Task to complete » Your task is to tally the lines of the listing containing the word "standalone" and report the figure alone.

Input »
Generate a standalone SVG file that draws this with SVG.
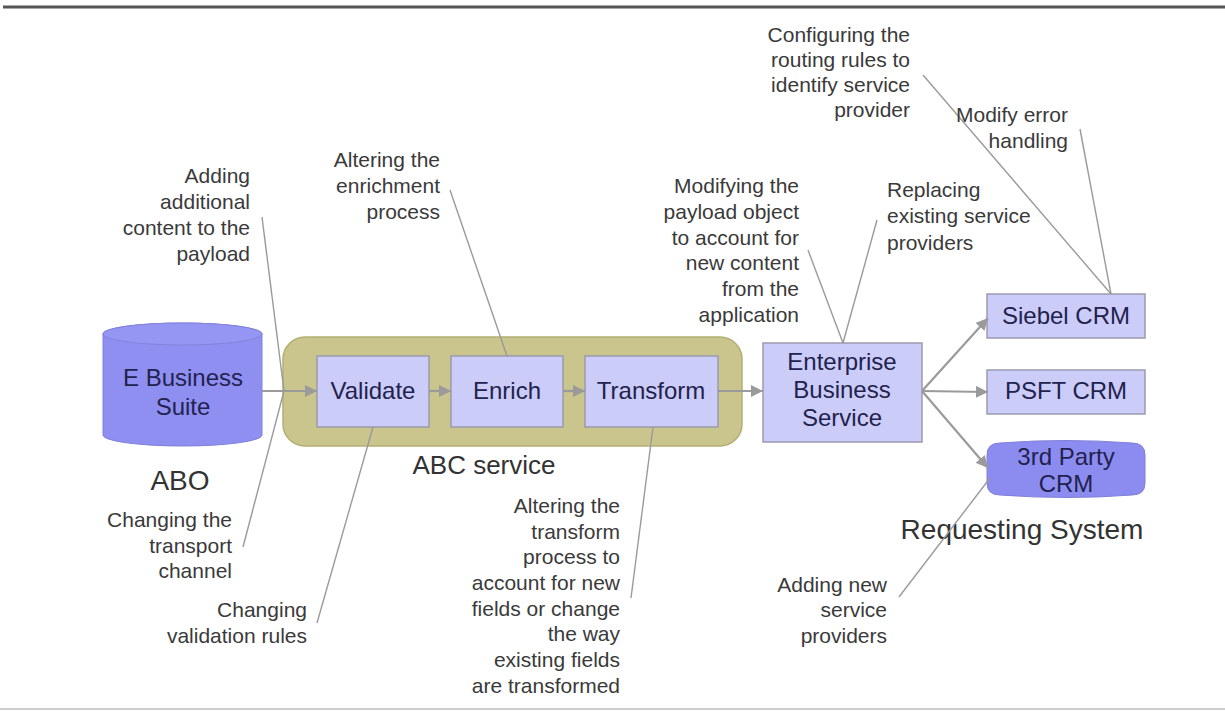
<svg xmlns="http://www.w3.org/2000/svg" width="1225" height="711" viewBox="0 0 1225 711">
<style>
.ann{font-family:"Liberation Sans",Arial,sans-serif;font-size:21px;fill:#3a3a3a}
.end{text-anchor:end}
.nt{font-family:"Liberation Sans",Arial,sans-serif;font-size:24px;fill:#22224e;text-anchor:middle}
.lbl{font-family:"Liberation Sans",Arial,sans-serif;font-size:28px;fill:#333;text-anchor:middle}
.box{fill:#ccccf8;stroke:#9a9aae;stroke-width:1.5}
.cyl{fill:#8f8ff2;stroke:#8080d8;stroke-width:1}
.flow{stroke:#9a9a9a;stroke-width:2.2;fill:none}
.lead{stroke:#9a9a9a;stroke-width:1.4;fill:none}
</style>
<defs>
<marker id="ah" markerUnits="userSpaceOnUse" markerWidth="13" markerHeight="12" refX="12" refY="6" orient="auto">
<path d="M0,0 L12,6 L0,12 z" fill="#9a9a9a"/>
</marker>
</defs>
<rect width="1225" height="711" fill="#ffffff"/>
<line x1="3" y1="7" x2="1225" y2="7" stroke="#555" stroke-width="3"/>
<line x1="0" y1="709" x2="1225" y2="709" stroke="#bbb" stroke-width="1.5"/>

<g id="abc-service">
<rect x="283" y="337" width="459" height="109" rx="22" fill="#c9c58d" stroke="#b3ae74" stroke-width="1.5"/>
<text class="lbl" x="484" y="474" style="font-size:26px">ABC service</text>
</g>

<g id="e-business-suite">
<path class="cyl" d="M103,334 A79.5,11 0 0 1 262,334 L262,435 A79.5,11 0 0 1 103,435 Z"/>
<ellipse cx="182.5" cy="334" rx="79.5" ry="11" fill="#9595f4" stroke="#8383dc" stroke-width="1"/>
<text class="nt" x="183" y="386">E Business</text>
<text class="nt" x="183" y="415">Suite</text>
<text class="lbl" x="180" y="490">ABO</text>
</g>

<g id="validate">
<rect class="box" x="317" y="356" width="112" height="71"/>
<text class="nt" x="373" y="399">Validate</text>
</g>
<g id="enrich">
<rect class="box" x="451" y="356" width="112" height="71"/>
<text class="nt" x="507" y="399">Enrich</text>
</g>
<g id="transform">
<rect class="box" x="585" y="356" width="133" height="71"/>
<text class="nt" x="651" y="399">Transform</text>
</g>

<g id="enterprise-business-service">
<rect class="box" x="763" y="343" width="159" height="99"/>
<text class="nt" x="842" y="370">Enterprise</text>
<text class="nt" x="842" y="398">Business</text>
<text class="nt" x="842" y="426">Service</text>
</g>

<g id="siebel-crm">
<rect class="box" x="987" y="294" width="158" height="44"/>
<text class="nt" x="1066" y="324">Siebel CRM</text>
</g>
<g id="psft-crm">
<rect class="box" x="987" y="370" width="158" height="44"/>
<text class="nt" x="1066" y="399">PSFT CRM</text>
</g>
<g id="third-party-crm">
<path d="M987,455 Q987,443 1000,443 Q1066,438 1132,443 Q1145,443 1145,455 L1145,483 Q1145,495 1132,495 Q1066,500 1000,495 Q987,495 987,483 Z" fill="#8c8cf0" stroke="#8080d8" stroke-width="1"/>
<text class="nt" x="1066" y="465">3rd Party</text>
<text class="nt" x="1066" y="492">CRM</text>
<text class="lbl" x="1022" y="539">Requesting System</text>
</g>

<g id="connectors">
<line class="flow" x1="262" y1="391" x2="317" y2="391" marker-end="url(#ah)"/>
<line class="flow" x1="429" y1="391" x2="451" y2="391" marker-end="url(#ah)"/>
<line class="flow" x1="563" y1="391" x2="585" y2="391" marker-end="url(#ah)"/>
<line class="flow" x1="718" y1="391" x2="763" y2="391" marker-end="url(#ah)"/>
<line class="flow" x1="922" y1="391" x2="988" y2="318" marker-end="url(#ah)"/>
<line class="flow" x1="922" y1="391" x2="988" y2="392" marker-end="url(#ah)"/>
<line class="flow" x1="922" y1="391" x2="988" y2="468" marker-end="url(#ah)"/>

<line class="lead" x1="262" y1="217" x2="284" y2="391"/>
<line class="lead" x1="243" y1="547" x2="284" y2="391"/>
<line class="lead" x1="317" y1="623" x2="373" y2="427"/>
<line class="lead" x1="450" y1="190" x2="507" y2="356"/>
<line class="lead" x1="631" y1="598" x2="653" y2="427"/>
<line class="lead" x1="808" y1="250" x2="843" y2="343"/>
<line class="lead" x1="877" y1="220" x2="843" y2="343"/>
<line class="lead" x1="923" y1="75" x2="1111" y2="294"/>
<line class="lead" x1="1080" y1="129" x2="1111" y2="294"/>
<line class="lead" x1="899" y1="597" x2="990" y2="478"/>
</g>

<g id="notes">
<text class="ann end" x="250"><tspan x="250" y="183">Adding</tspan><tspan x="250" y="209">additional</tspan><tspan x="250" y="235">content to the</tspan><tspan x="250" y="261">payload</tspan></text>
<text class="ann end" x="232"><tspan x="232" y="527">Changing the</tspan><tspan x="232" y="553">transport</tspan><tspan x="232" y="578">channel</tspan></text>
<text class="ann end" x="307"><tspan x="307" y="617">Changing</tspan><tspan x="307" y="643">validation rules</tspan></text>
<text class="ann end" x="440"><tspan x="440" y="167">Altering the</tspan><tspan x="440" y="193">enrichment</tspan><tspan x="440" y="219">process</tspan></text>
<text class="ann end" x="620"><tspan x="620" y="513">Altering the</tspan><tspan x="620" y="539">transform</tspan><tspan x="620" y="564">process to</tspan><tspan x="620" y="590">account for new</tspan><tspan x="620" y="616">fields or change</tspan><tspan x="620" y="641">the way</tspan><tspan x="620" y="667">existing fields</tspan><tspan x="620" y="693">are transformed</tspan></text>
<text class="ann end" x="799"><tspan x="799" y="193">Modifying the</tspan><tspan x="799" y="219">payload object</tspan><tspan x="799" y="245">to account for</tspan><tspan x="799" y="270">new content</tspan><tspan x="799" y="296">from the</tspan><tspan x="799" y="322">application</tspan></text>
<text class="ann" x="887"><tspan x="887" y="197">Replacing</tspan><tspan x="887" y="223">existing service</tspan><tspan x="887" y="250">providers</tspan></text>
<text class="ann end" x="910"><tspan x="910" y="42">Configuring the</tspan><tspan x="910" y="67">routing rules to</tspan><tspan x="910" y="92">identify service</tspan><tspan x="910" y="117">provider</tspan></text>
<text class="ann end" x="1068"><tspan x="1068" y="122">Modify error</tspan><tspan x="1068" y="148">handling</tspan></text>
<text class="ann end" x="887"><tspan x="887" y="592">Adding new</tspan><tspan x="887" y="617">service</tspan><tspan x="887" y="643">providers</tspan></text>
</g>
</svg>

---

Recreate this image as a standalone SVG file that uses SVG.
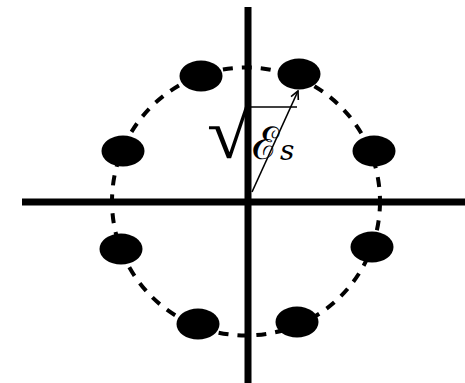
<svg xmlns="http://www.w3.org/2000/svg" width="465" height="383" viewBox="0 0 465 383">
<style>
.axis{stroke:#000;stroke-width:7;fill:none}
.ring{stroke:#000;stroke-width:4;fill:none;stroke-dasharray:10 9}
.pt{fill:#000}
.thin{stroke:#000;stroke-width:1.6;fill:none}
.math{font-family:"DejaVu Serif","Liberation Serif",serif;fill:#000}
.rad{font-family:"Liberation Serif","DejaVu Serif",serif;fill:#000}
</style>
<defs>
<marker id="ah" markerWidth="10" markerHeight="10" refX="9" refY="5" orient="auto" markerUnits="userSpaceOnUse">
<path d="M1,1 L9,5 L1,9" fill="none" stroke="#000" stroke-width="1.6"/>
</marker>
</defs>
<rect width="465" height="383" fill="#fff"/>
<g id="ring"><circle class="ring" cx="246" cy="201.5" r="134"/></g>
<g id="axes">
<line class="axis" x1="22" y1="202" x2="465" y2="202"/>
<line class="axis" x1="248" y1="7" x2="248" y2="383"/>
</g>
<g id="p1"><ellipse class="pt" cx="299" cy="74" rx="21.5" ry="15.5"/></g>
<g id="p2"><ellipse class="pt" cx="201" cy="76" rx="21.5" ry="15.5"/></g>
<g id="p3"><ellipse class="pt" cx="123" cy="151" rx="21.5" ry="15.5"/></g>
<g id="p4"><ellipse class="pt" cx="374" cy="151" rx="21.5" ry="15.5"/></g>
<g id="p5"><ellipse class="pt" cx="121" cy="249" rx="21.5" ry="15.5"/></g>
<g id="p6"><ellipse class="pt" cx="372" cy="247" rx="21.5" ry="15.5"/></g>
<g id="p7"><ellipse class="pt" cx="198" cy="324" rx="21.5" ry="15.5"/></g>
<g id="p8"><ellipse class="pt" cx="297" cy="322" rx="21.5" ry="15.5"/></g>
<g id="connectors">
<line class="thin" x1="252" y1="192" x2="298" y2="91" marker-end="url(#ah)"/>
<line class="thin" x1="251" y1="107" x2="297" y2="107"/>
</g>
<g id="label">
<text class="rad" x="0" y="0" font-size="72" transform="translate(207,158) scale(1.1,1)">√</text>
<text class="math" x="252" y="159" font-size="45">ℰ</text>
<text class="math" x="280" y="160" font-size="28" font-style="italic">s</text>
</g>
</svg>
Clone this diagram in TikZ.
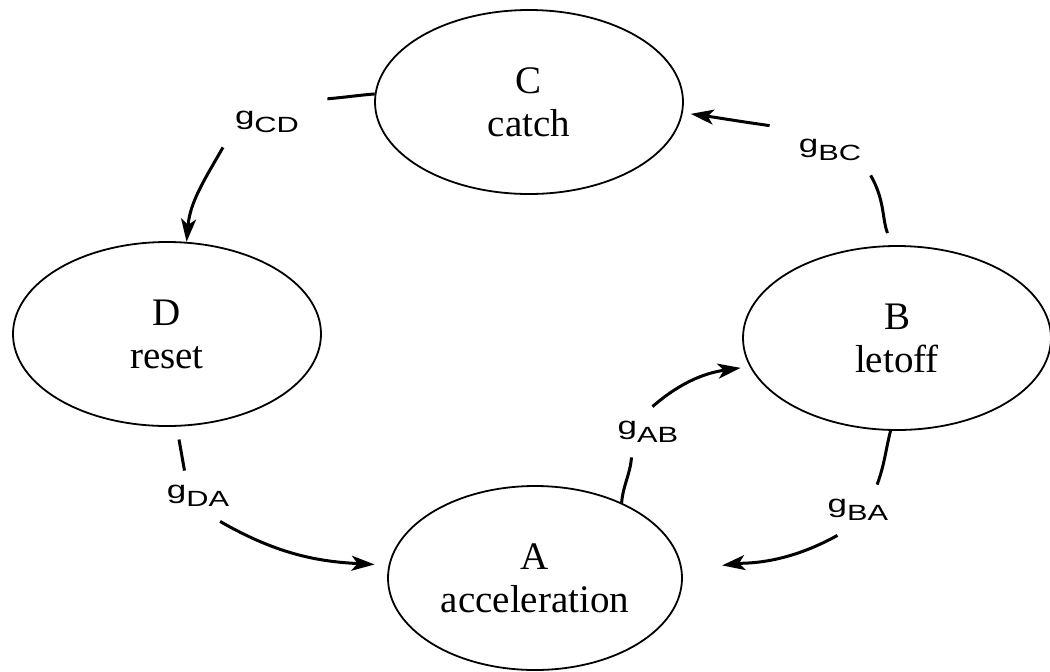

==

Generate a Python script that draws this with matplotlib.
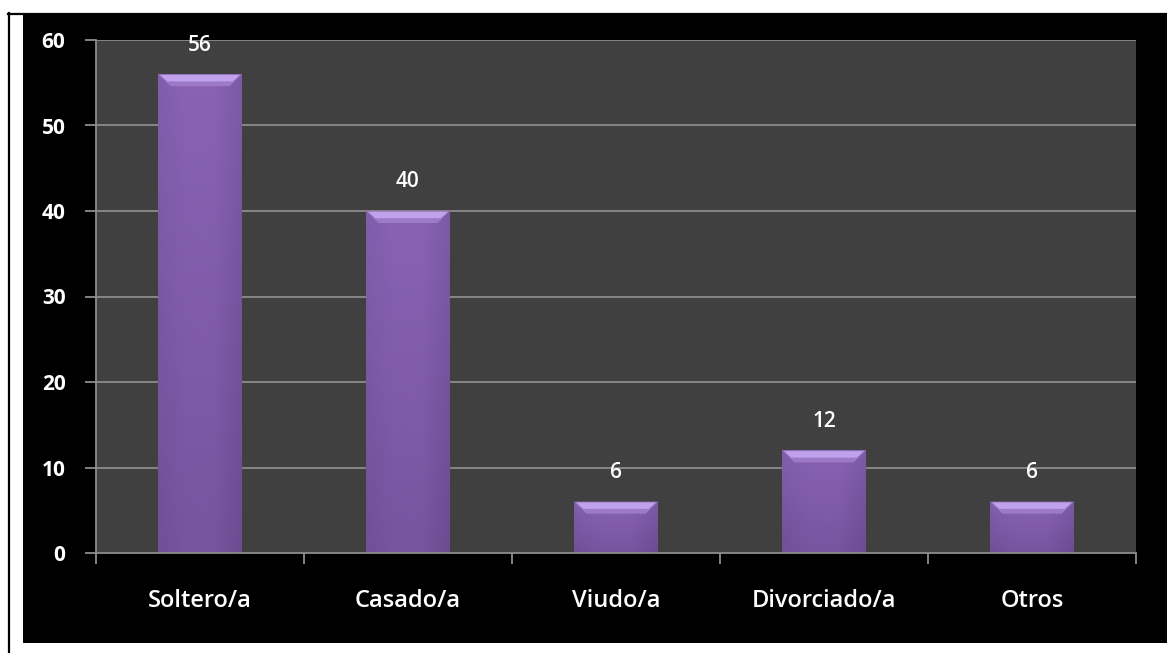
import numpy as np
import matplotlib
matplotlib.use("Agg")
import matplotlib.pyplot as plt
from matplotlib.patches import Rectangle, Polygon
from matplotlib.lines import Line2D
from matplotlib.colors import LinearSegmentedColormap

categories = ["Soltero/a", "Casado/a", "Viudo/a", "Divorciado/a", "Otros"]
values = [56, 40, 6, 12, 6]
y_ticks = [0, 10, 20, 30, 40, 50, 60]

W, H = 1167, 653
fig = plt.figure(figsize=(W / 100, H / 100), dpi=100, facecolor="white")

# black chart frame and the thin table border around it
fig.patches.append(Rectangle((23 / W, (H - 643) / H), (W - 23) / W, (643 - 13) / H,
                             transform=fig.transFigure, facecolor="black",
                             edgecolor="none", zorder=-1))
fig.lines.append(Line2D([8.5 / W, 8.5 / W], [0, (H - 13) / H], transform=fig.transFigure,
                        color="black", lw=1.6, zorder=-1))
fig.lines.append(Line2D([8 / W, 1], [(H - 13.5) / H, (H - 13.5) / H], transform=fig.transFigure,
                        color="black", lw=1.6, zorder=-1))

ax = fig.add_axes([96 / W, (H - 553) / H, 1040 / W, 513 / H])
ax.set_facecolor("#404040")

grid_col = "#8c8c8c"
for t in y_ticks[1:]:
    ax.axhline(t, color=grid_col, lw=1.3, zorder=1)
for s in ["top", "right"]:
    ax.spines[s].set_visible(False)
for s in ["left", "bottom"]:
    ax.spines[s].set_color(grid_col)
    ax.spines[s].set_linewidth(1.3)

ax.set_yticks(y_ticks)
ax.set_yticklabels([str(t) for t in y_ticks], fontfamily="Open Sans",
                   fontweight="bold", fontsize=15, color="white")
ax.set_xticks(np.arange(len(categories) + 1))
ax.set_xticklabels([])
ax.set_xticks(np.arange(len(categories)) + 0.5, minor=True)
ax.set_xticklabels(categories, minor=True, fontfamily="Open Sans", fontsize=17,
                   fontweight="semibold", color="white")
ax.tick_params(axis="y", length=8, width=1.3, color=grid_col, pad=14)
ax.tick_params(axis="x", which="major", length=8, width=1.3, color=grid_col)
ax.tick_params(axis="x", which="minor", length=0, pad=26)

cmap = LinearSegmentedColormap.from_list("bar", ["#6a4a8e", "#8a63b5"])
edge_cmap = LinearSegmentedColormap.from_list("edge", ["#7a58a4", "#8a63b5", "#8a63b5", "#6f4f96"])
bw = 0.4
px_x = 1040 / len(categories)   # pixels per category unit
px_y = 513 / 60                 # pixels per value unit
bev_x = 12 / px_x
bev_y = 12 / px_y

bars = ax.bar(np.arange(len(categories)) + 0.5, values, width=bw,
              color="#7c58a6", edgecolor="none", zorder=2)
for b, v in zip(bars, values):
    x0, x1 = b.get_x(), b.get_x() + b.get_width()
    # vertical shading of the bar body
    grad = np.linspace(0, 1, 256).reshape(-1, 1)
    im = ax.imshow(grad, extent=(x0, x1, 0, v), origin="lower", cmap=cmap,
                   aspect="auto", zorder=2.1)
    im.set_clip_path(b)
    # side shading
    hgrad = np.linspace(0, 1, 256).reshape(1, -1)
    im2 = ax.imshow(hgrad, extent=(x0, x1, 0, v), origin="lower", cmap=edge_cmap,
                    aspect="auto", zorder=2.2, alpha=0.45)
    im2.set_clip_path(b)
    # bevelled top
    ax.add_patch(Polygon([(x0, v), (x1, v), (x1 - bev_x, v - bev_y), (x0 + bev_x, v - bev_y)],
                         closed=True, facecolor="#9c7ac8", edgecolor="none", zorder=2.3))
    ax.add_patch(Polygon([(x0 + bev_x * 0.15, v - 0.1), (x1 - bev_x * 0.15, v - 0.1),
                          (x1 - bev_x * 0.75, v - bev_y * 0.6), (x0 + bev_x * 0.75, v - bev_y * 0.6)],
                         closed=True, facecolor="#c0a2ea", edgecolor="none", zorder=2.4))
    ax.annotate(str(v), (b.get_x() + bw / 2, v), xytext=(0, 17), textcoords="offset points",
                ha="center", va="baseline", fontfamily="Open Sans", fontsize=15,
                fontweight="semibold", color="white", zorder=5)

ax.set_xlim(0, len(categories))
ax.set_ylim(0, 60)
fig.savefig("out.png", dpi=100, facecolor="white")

Written answer » 2